KİŞİLİK BOZUKLUKLARI
Tanım Kişilik bozuklukları; kişinin kendi kültürüne göre, beklenenden önemli ölçüde sapmalar gösteren, süreklilik arz eden bir iç yaşantılar ve davranışlar örüntüsüdür. Ergenlik ya da genç erişkinlik yıllarında başlar, zamanla kalıcı olur ve sıkıntıya ya da işlevsellikte bozulmaya yol açar. Herkeste çeşitli biçimlerde görülebilecek kişilik özelliklerinin, kişilik bozukluğu olarak değerlendirilebilmesi için, bunların esneklikten yoksun ve uyum bozucu olması, işlevsellikte belirgin bir bozulmaya ya da kişisel sıkıntıya neden olması gerekmektedir.1 Değişmeyen bu tutum ve davranış kalıpları şu alanlarda kendini gösterir: Düşünce farklılıklarında (kişinin kendisini, başkalarını ve olayları yorumlama biçiminde), Duygulanım farklılıklarında (duygusal tepkilerin görülme aralığı, yoğunluğu, değişkenliği ve uygunluğu), İnsanlar arası ilişkilerde yaşanan zorluklarda, İtkilerini kontrol etmekte yaşanan zorluklarda.1
Kişilik Bozukluğu Türleri DSM, kişilik bozukluklarını üç ana grupta sınıflandırmıştır. Bunlardan A ve B kümeleri daha çok sınırda kişilik örgütlenmesi gösterirken, C kümesi daha çok nevrotik örgütlenme gösteren bireyleri içerir.
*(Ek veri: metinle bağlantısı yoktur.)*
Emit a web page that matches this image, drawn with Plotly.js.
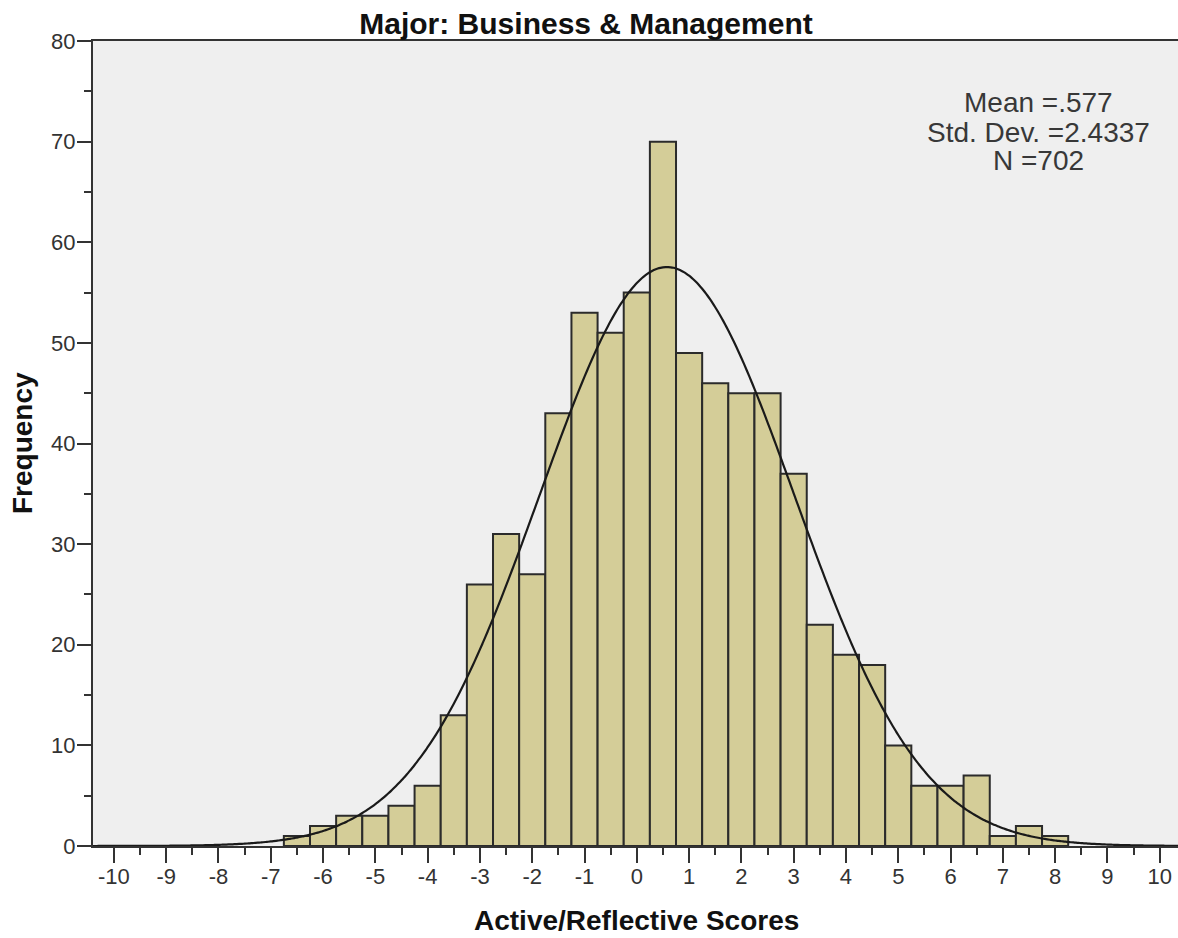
<!DOCTYPE html>
<html>
<head>
<meta charset="utf-8">
<script src="https://cdn.plot.ly/plotly-3.0.1.min.js"></script>
<style>
  html, body { margin: 0; padding: 0; background: #ffffff; }
  #chart { width: 1178px; height: 938px; }
</style>
</head>
<body>
<div id="chart"></div>
<script>
// ---- Data ----
const binCenters = [-6.5, -6, -5.5, -5, -4.5, -4, -3.5, -3, -2.5, -2, -1.5, -1, -0.5, 0, 0.5,
                    1, 1.5, 2, 2.5, 3, 3.5, 4, 4.5, 5, 5.5, 6, 6.5, 7, 7.5, 8];
const frequencies = [1, 2, 3, 3, 4, 6, 13, 26, 31, 27, 43, 53, 51, 55, 70,
                     49, 46, 45, 45, 37, 22, 19, 18, 10, 6, 6, 7, 1, 2, 1];
const xTickValues = [-10, -9, -8, -7, -6, -5, -4, -3, -2, -1, 0, 1, 2, 3, 4, 5, 6, 7, 8, 9, 10];
const yTickValues = [0, 10, 20, 30, 40, 50, 60, 70, 80];
const meanValue = 0.577;
const stdDev = 2.4337;
const nCount = 702;
const binWidth = 0.5;
const statLines = ["Mean =.577", "Std. Dev. =2.4337", "N =702"];
const chartTitle = "Major: Business & Management";
const xTitle = "Active/Reflective Scores";
const yTitle = "Frequency";

// ---- Fitted normal curve from the displayed statistics ----
const xRange = [-10.4, 10.35];
const curveX = [];
const curveY = [];
for (let x = xRange[0]; x <= xRange[1] + 1e-9; x += 0.05) {
  const z = (x - meanValue) / stdDev;
  curveX.push(x);
  curveY.push(nCount * binWidth * Math.exp(-0.5 * z * z) / (stdDev * Math.sqrt(2 * Math.PI)));
}

const W = 1178, H = 938;
const mL = 93, mR = 0, mT = 41, mB = 92;
const plotW = W - mL - mR, plotH = H - mT - mB;
const px = (x) => (x - mL) / plotW;      // pixel -> paper x
const py = (y) => (H - mB - y) / plotH;  // pixel -> paper y

const traces = [
  {
    type: 'bar',
    x: binCenters,
    y: frequencies,
    width: binWidth,
    marker: { color: '#d4cd98', line: { color: '#2b2b2b', width: 2 } },
    hoverinfo: 'x+y',
    showlegend: false
  },
  {
    type: 'scatter',
    mode: 'lines',
    x: curveX,
    y: curveY,
    line: { color: '#1a1a1a', width: 2.2, shape: 'spline' },
    hoverinfo: 'skip',
    showlegend: false
  }
];

const tickFont = { family: 'Liberation Sans, Arial, sans-serif', size: 22, color: '#333333' };

const layout = {
  width: W,
  height: H,
  margin: { l: mL, r: mR, t: mT, b: mB, pad: 0 },
  paper_bgcolor: '#ffffff',
  plot_bgcolor: '#efefef',
  bargap: 0,
  showlegend: false,
  title: {
    text: '<b>' + chartTitle + '</b>',
    font: { family: 'Liberation Sans, Arial, sans-serif', size: 30, color: '#111111' },
    xref: 'container', yref: 'container',
    x: 586 / W, y: 1 - 23 / H,
    xanchor: 'center', yanchor: 'middle'
  },
  xaxis: {
    range: xRange,
    tickmode: 'array',
    tickvals: xTickValues,
    ticktext: xTickValues.map(String),
    ticks: 'outside',
    ticklen: 15,
    tickwidth: 2,
    tickcolor: '#333333',
    tickfont: tickFont,
    ticklabelstandoff: -5,
    showgrid: false,
    zeroline: false,
    showline: true,
    linecolor: '#333333',
    linewidth: 2,
    mirror: true,
    minor: { dtick: 0.5, tick0: 0, ticks: 'outside', ticklen: 7, tickwidth: 2, tickcolor: '#333333', showgrid: false },
    fixedrange: true
  },
  yaxis: {
    range: [0, 80],
    tickmode: 'array',
    tickvals: yTickValues,
    ticktext: yTickValues.map(String),
    ticks: 'outside',
    ticklen: 14,
    tickwidth: 2,
    tickcolor: '#333333',
    tickfont: tickFont,
    ticklabelstandoff: -3,
    showgrid: false,
    zeroline: false,
    showline: true,
    linecolor: '#333333',
    linewidth: 2,
    mirror: false,
    minor: { dtick: 5, tick0: 0, ticks: 'outside', ticklen: 7, tickwidth: 2, tickcolor: '#333333', showgrid: false },
    fixedrange: true
  },
  annotations: [
    {
      text: '<b>' + xTitle + '</b>',
      xref: 'paper', yref: 'paper',
      x: px(636), y: py(920),
      xanchor: 'center', yanchor: 'middle',
      showarrow: false,
      font: { family: 'Liberation Sans, Arial, sans-serif', size: 28, color: '#111111' }
    },
    {
      text: '<b>' + yTitle + '</b>',
      xref: 'paper', yref: 'paper',
      x: px(22), y: py(443),
      xanchor: 'center', yanchor: 'middle',
      textangle: -90,
      showarrow: false,
      font: { family: 'Liberation Sans, Arial, sans-serif', size: 28, color: '#111111' }
    }
  ].concat(statLines.map((t, i) => ({
    text: t,
    xref: 'paper', yref: 'paper',
    x: px(1038), y: py(103 + i * 29),
    xanchor: 'center', yanchor: 'middle',
    showarrow: false,
    font: { family: 'Liberation Sans, Arial, sans-serif', size: 28, color: '#383838' }
  })))
};

Plotly.newPlot('chart', traces, layout, { displayModeBar: false, staticPlot: true });
</script>
</body>
</html>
A Kümesi Kişilik Bozuklukları Paranoid kişilik bozukluğu Temel özelliği, başkalarının davranışlarını kötü niyetli olarak yorumlayıp, sürekli bir güvensizlik ve kuşkuculuk içinde olmalarıdır. Prevalansının; genel toplumda %0,5- 2,5 arasında, yataklı psikiyatri kurumlarında % 10-30 arasında ve ayaktan psikiyatrik tedavi kurumlarında % 2-10 arasında olduğu bildirilmiştir. Yeterli bir temele dayanmaksızın, başkalarının kendilerini sömürdüğünden, aldattığından ya da kendilerine zarar verdiğinden kuşkulanırlar. Dostlarının ya da iş arkadaşlarının kendisine olan bağlılığı ve güvenirliliği üzerine yersiz kuşkuları vardır. Sıradan sözlerden ya da olaylardan aşağılandıkları ya da gözdağı verildiği biçiminde anlamlar çıkarırlar. Sürekli kin beslerler, onur kırıcı davranışları, haksızlıkları ya da görmezlikten gelinmeyi bağışlamazlar.
Şizoid kişilik bozukluğu Temel özelliği, sosyal ilişkilere, yakınlık kurmaya isteksiz olma ve duygulanım kısıtlılığıdır. Asosyaldirler. Görülme sıklığı ile ilgili araştırmalar yeterli bir kanaat oluşturmaktan uzaktır. Çünkü, saha araştırmalarına katılmak istemeyecekleri gibi klinik başvuruları da çok azdır.